I’m delighted the restaurant is to continue, as there are very few places where you can eat Spanish food in this part of south-east London. And I wish Amia well in his new venture.
When it comes to food, London has to be one of the most innovative cities in the world. And Jennifer Yong is a great illustration of this.
She quit a career in finance to open Jenius Social, located on the ground floor of a modern development of flats off the Holloway Road in Islington. It runs cookery classes, master classes in subjects such as game, fish, cheese, or baking, corporate team building events, and supper clubs.
I took a brilliant class in making tapas with Andrew Clements, one of the success stories of Jamie Oliver’s Fifteen restaurant. Andrew has also worked in Rick Stein’s seafood restaurant in Padstow and at a five star hotel in Barcelona.

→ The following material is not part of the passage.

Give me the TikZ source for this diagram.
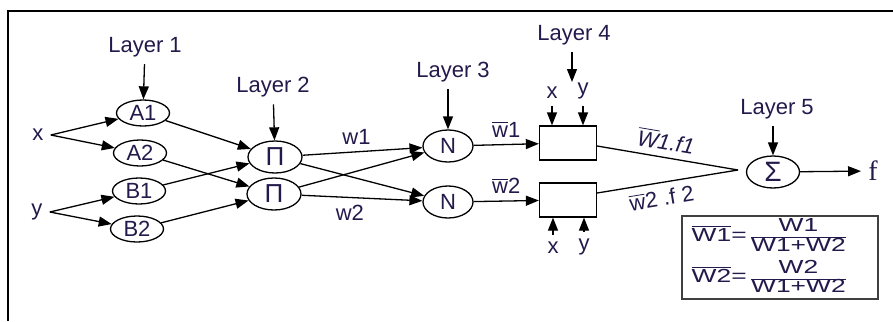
\documentclass[tikz,border=0pt]{standalone}
\usepackage{fontspec}
\usepackage{graphicx}
\setmainfont{Liberation Sans}
\newfontfamily\serifff{Liberation Serif}
\usetikzlibrary{shapes.geometric,arrows.meta}
\definecolor{txt}{RGB}{35,25,75}
\newcommand\ratio[2]{{\renewcommand\arraystretch{0.56}\begin{tabular}{@{}c@{}}#1\\[1pt]\hline #2\end{tabular}}}
\begin{document}
\begin{tikzpicture}[x=0.5pt,y=-0.5pt, line width=0.65pt,
  every node/.style={font=\fontsize{11}{13}\selectfont,text=txt},
  arr/.style={-{Triangle[length=6.5pt,width=5pt]}},
  mf/.style={draw,ellipse,inner sep=0pt,minimum width=26.5pt,minimum height=13pt},
  prod/.style={draw,ellipse,inner sep=0pt,minimum width=27pt,minimum height=16pt},
  cons/.style={draw,rectangle,inner sep=0pt,minimum width=28.5pt,minimum height=17pt}]
\useasboundingbox (0,0) rectangle (893,321);
\draw[line width=1.1pt] (8,321) -- (8,11) -- (893,11);
% layer 1
\node (inx) at (38,135) {x};
\node (iny) at (37,212) {y};
\node[mf] (A1) at (143,113) {A1};
\node[mf] (A2) at (140,153) {A2};
\node[mf] (B1) at (139,191) {B1};
\node[mf] (B2) at (137,229) {B2};
\node (L1) at (145,47) {Layer 1};
\draw[arr] (L1) -- (A1);
\draw[arr] (inx.east) -- (A1);
\draw[arr] (inx.east) -- (A2);
\draw[arr] (iny.east) -- (B1);
\draw[arr] (iny.east) -- (B2);
% layer 2
\node[prod] (P1) at (275,157) {\fontsize{13}{15}\selectfont Π};
\node[prod] (P2) at (274,194) {\fontsize{13}{15}\selectfont Π};
\node (L2) at (273,87) {Layer 2};
\draw[arr] (L2) -- (P1);
\draw[arr] (A1) -- (P1);
\draw[arr] (A2) -- (P2);
\draw[arr] (B1) -- (P1);
\draw[arr] (B2) -- (P2);
% layer 3
\node[prod,minimum width=25pt] (N1) at (448,146) {N};
\node[prod,minimum width=25pt] (N2) at (448,202) {N};
\node (L3) at (453,72) {Layer 3};
\draw[arr] (L3.south -| N1) -- (N1);
\draw[arr] (P1) -- (N1) node[pos=0.45,above] {w1};
\draw[arr] (P1) -- (N2);
\draw[arr] (P2) -- (N1);
\draw[arr] (P2) -- (N2) node[pos=0.4,below] {w2};
% layer 4
\node[cons] (C1) at (568,143) {};
\node[cons] (C2) at (568,200) {};
\draw[arr] (N1) -- (C1) node[midway,above] {$\overline{\mbox{w}}$1};
\draw[arr] (N2) -- (C2) node[midway,above] {$\overline{\mbox{w}}$2};
\node (L4) at (574,35) {Layer 4};
\coordinate (L4end) at (572,82);
\draw[arr] (L4.south -| L4end) -- (L4end);
\node (cx1) at (552,93) {x};
\node (cy1) at (583,91) {y};
\draw[arr] (cx1) -- (cx1 |- C1.north);
\draw[arr] (cy1) -- (cy1 |- C1.north);
\node (cx2) at (553,248) {x};
\node (cy2) at (584,247) {y};
\draw[arr] (cx2) -- (cx2 |- C2.south);
\draw[arr] (cy2) -- (cy2 |- C2.south);
% layer 5
\node[prod,minimum width=26.5pt] (S) at (773,172) {\fontsize{14}{16}\selectfont Σ};
\node (L5) at (777,109) {Layer 5};
\draw[arr] (L5.south -| S) -- (S);
\coordinate (join) at (738,170);
\draw ([yshift=-1.5pt]C1.east) -- (join) node[pos=0.47,above,sloped] {\itshape$\overline{\mbox{W}}$1.f1};
\draw ([yshift=3.5pt]C2.east) -- (join) node[pos=0.44,below,sloped] {$\overline{\mbox{w}}$2 .f 2};
\node[font=\serifff\fontsize{14}{16}\selectfont] (out) at (873,171) {f};
\draw[arr] (S) -- (out);
% normalisation
\node[draw=black!75,minimum width=98pt,minimum height=41.5pt] (eq) at (780,257.5) {};
\node[anchor=west,inner sep=0pt] (eq1) at (691,237)
  {\scalebox{1.2}[0.86]{$\overline{\mbox{W1}}$=\,\ratio{W1}{W1+W2}}};
\node[anchor=west,inner sep=0pt] (eq2) at (691,278)
  {\scalebox{1.2}[0.86]{$\overline{\mbox{W2}}$=\,\ratio{W2}{W1+W2}}};
\end{tikzpicture}
\end{document}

Jennifer, who was born in Singapore, but grew up in Australia, moving to London 10 years ago, is passionate about food and how it can connect people. “I like meeting new people. In London it’s a bit difficult to meet people: you do it at work, or through friends of friends, on line or at a bar. Here we group people so they can socialise and talk through food. It’s not dating it’s just a chance to meet interesting people you’d have never met,” she said.
Jenius Social is a fantastic idea and somewhere where you can learn about cooking without paying the kind of hefty fees many cookery schools in London charge.
I’ve just embarked on a major project, taking a journey through London to meet the people involved in bringing us the food from Spain so many of us have grown to love. The aim of the book is to explore why Spanish food is becoming popular, explain what it is, and show how to cook it. I’ll admit, there are harder jobs.
Yesterday I met the enterprising Blanca, owner of Miss Tapas, a tapas bar, in Peckham, south-east London. She has tried to recreate the kind of typical neighbourhood tapas bar you find in Seville, where she grew up.
I spent a very pleasant evening there and enjoyed some amazing dishes, including croquettes with morcilla and tortilla and alioli. The staff were very friendly, interested in the food, and the atmosphere relaxed. I think she has succeeded.